• Exercise description:
Emit the data below verbatim, stripping out any pictures.

++++ Available data

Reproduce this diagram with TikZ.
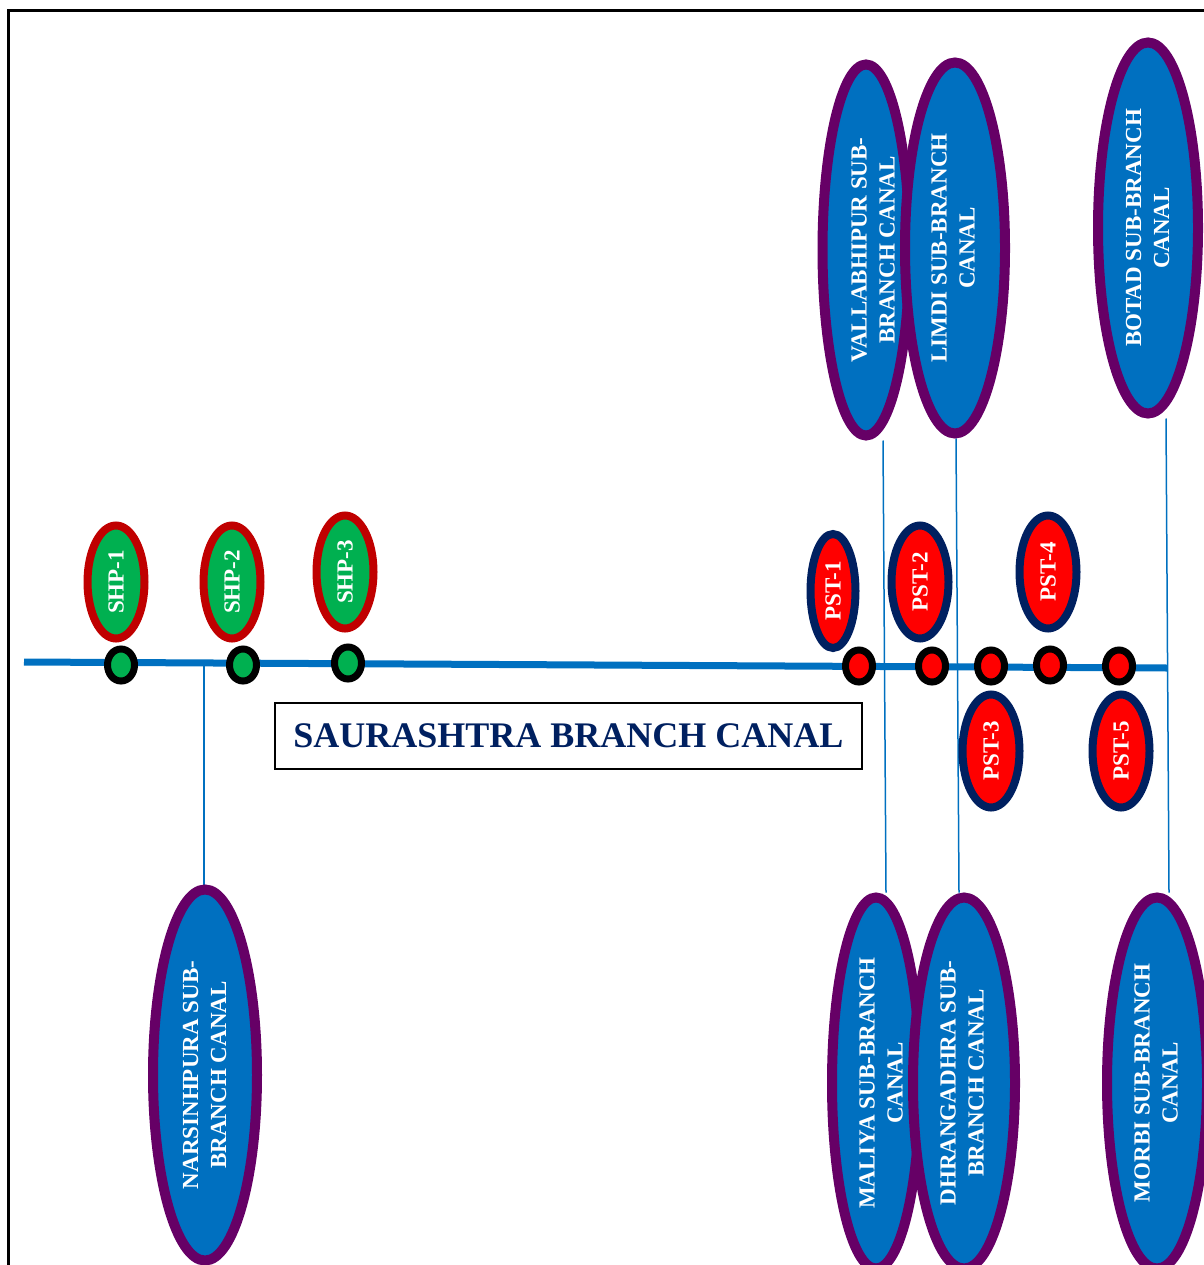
\documentclass[tikz,border=0pt]{standalone}
\usepackage{fontspec}
\setmainfont{Liberation Serif}
\usepackage{graphicx}
\usetikzlibrary{shapes.geometric,backgrounds}
\definecolor{canalblue}{RGB}{0,112,192}
\definecolor{borderpurple}{RGB}{102,0,102}
\definecolor{shpred}{RGB}{192,0,0}
\definecolor{shpgreen}{RGB}{0,176,80}
\definecolor{navyblue}{RGB}{0,32,96}
\definecolor{pstred}{RGB}{255,0,0}
\newcommand\mylab[1]{\rotatebox{90}{\begin{tabular}{@{}c@{}}#1\end{tabular}}}
\newcommand\shiftlab[2]{\makebox[0pt]{\hspace*{#1}\mylab{#2}}}
\begin{document}
\begin{tikzpicture}[x=1pt,y=-1pt,
  bigell/.style={ellipse, draw=borderpurple, line width=10pt, fill=canalblue, inner sep=0pt,
    text=white, font=\bfseries\fontsize{23}{28}\selectfont, minimum height=371pt},
  smallell/.style={ellipse, line width=8pt, inner sep=0pt, text=white,
    font=\bfseries\fontsize{23}{28}\selectfont, minimum width=57pt, minimum height=113pt},
  shp/.style={smallell, draw=shpred, fill=shpgreen},
  pst/.style={smallell, draw=navyblue, fill=pstred},
  junc/.style={ellipse, draw=black, line width=7pt, minimum width=27pt, minimum height=32pt, inner sep=0pt},
  greenjunc/.style={junc, fill=shpgreen},
  redjunc/.style={junc, fill=pstred},
  conn/.style={draw=canalblue, line width=1.5pt},
  canal/.style={draw=canalblue, line width=7pt},
  titlebox/.style={draw=black, line width=2pt, minimum width=587pt, minimum height=66pt,
    text=navyblue, font=\bfseries\fontsize{36}{40}\selectfont, inner sep=0pt},
  frameline/.style={draw=black, line width=3pt}
]
\useasboundingbox (0,0) rectangle (1203,1265);

% frame
\coordinate (f1) at (8,1270);
\coordinate (f2) at (8,11);
\coordinate (f3) at (1210,11);
\draw[frameline] (f1) -- (f2) -- (f3);

% canal endpoints
\coordinate (cw) at (24,662);
\coordinate (ce) at (1167,668);
\coordinate (nj) at (204,666);

% big ellipses
\node[bigell, minimum width=104pt] (nars) at (205,1075) {\shiftlab{3pt}{NARSINHPURA SUB-\\BRANCH CANAL}};
\node[bigell, minimum width=87pt] (vall) at (866,250) {\shiftlab{18pt}{VALLABHIPUR SUB-\\BRANCH CANAL}};
\node[bigell, minimum width=100pt] (limdi) at (955,248) {\shiftlab{0pt}{LIMDI SUB-BRANCH\\CANAL}};
\node[bigell, minimum width=100pt] (botad) at (1148,228) {\shiftlab{3pt}{BOTAD SUB-BRANCH\\CANAL}};
\node[bigell, minimum width=88pt] (mali) at (876,1083) {\shiftlab{14pt}{MALIYA SUB-BRANCH\\CANAL}};
\node[bigell, minimum width=102pt] (dhra) at (964,1083) {\shiftlab{0pt}{DHRANGADHRA SUB-\\BRANCH CANAL}};
\node[bigell, minimum width=100pt] (morbi) at (1157,1083) {\shiftlab{2pt}{MORBI SUB-BRANCH\\CANAL}};

% small ellipses: SHP
\node[shp] (shp1) at (116,582) {\rotatebox{90}{SHP-1}};
\node[shp] (shp2) at (232,582) {\rotatebox{90}{SHP-2}};
\node[shp] (shp3) at (345,572) {\rotatebox{90}{SHP-3}};

% small ellipses: PST
\node[pst, minimum width=45pt, minimum height=114pt] (pst1) at (833,591) {\rotatebox{90}{PST-1}};
\node[pst] (pst2) at (920,582) {\rotatebox{90}{PST-2}};
\node[pst] (pst4) at (1048,572) {\rotatebox{90}{PST-4}};
\node[pst] (pst3) at (991,751) {\rotatebox{90}{PST-3}};
\node[pst] (pst5) at (1121,751) {\rotatebox{90}{PST-5}};

% junction dots
\node[greenjunc] (g1) at (121,665) {};
\node[greenjunc] (g2) at (243,665) {};
\node[greenjunc] (g3) at (348,663) {};
\node[redjunc] (r1) at (859,666) {};
\node[redjunc] (r2) at (932,666) {};
\node[redjunc] (r3) at (991,666) {};
\node[redjunc] (r4) at (1050,665) {};
\node[redjunc] (r5) at (1119,666) {};

% title
\node[titlebox] (title) at (568.5,736) {SAURASHTRA BRANCH CANAL};

% connectors and canal behind
\begin{scope}[on background layer]
\draw[conn] (nj) -- ([xshift=-1pt]nars.north);
\draw[conn] ([xshift=17pt]vall.south) -- ([xshift=10pt]mali.north);
\draw[conn] ([xshift=1pt]limdi.south) -- ([xshift=-5pt]dhra.north);
\draw[conn] ([xshift=18pt]botad.south) -- ([xshift=12pt]morbi.north);
\draw[canal] (cw) -- (ce);
\end{scope}
\end{tikzpicture}
\end{document}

++++++++

• Solution below:
Reproduce this diagram with TikZ.
\documentclass[tikz,border=0pt]{standalone}
\usepackage{fontspec}
\setmainfont{Liberation Serif}
\usepackage{graphicx}
\usetikzlibrary{shapes.geometric,backgrounds}
\definecolor{canalblue}{RGB}{0,112,192}
\definecolor{borderpurple}{RGB}{102,0,102}
\definecolor{shpred}{RGB}{192,0,0}
\definecolor{shpgreen}{RGB}{0,176,80}
\definecolor{navyblue}{RGB}{0,32,96}
\definecolor{pstred}{RGB}{255,0,0}
\newcommand\mylab[1]{\rotatebox{90}{\begin{tabular}{@{}c@{}}#1\end{tabular}}}
\newcommand\shiftlab[2]{\makebox[0pt]{\hspace*{#1}\mylab{#2}}}
\begin{document}
\begin{tikzpicture}[x=1pt,y=-1pt,
  bigell/.style={ellipse, draw=borderpurple, line width=10pt, fill=canalblue, inner sep=0pt,
    text=white, font=\bfseries\fontsize{23}{28}\selectfont, minimum height=371pt},
  smallell/.style={ellipse, line width=8pt, inner sep=0pt, text=white,
    font=\bfseries\fontsize{23}{28}\selectfont, minimum width=57pt, minimum height=113pt},
  shp/.style={smallell, draw=shpred, fill=shpgreen},
  pst/.style={smallell, draw=navyblue, fill=pstred},
  junc/.style={ellipse, draw=black, line width=7pt, minimum width=27pt, minimum height=32pt, inner sep=0pt},
  greenjunc/.style={junc, fill=shpgreen},
  redjunc/.style={junc, fill=pstred},
  conn/.style={draw=canalblue, line width=1.5pt},
  canal/.style={draw=canalblue, line width=7pt},
  titlebox/.style={draw=black, line width=2pt, minimum width=587pt, minimum height=66pt,
    text=navyblue, font=\bfseries\fontsize{36}{40}\selectfont, inner sep=0pt},
  frameline/.style={draw=black, line width=3pt}
]
\useasboundingbox (0,0) rectangle (1203,1265);

% frame
\coordinate (f1) at (8,1270);
\coordinate (f2) at (8,11);
\coordinate (f3) at (1210,11);
\draw[frameline] (f1) -- (f2) -- (f3);

% canal endpoints
\coordinate (cw) at (24,662);
\coordinate (ce) at (1167,668);
\coordinate (nj) at (204,666);

% big ellipses
\node[bigell, minimum width=104pt] (nars) at (205,1075) {\shiftlab{3pt}{NARSINHPURA SUB-\\BRANCH CANAL}};
\node[bigell, minimum width=87pt] (vall) at (866,250) {\shiftlab{18pt}{VALLABHIPUR SUB-\\BRANCH CANAL}};
\node[bigell, minimum width=100pt] (limdi) at (955,248) {\shiftlab{0pt}{LIMDI SUB-BRANCH\\CANAL}};
\node[bigell, minimum width=100pt] (botad) at (1148,228) {\shiftlab{3pt}{BOTAD SUB-BRANCH\\CANAL}};
\node[bigell, minimum width=88pt] (mali) at (876,1083) {\shiftlab{14pt}{MALIYA SUB-BRANCH\\CANAL}};
\node[bigell, minimum width=102pt] (dhra) at (964,1083) {\shiftlab{0pt}{DHRANGADHRA SUB-\\BRANCH CANAL}};
\node[bigell, minimum width=100pt] (morbi) at (1157,1083) {\shiftlab{2pt}{MORBI SUB-BRANCH\\CANAL}};

% small ellipses: SHP
\node[shp] (shp1) at (116,582) {\rotatebox{90}{SHP-1}};
\node[shp] (shp2) at (232,582) {\rotatebox{90}{SHP-2}};
\node[shp] (shp3) at (345,572) {\rotatebox{90}{SHP-3}};

% small ellipses: PST
\node[pst, minimum width=45pt, minimum height=114pt] (pst1) at (833,591) {\rotatebox{90}{PST-1}};
\node[pst] (pst2) at (920,582) {\rotatebox{90}{PST-2}};
\node[pst] (pst4) at (1048,572) {\rotatebox{90}{PST-4}};
\node[pst] (pst3) at (991,751) {\rotatebox{90}{PST-3}};
\node[pst] (pst5) at (1121,751) {\rotatebox{90}{PST-5}};

% junction dots
\node[greenjunc] (g1) at (121,665) {};
\node[greenjunc] (g2) at (243,665) {};
\node[greenjunc] (g3) at (348,663) {};
\node[redjunc] (r1) at (859,666) {};
\node[redjunc] (r2) at (932,666) {};
\node[redjunc] (r3) at (991,666) {};
\node[redjunc] (r4) at (1050,665) {};
\node[redjunc] (r5) at (1119,666) {};

% title
\node[titlebox] (title) at (568.5,736) {SAURASHTRA BRANCH CANAL};

% connectors and canal behind
\begin{scope}[on background layer]
\draw[conn] (nj) -- ([xshift=-1pt]nars.north);
\draw[conn] ([xshift=17pt]vall.south) -- ([xshift=10pt]mali.north);
\draw[conn] ([xshift=1pt]limdi.south) -- ([xshift=-5pt]dhra.north);
\draw[conn] ([xshift=18pt]botad.south) -- ([xshift=12pt]morbi.north);
\draw[canal] (cw) -- (ce);
\end{scope}
\end{tikzpicture}
\end{document}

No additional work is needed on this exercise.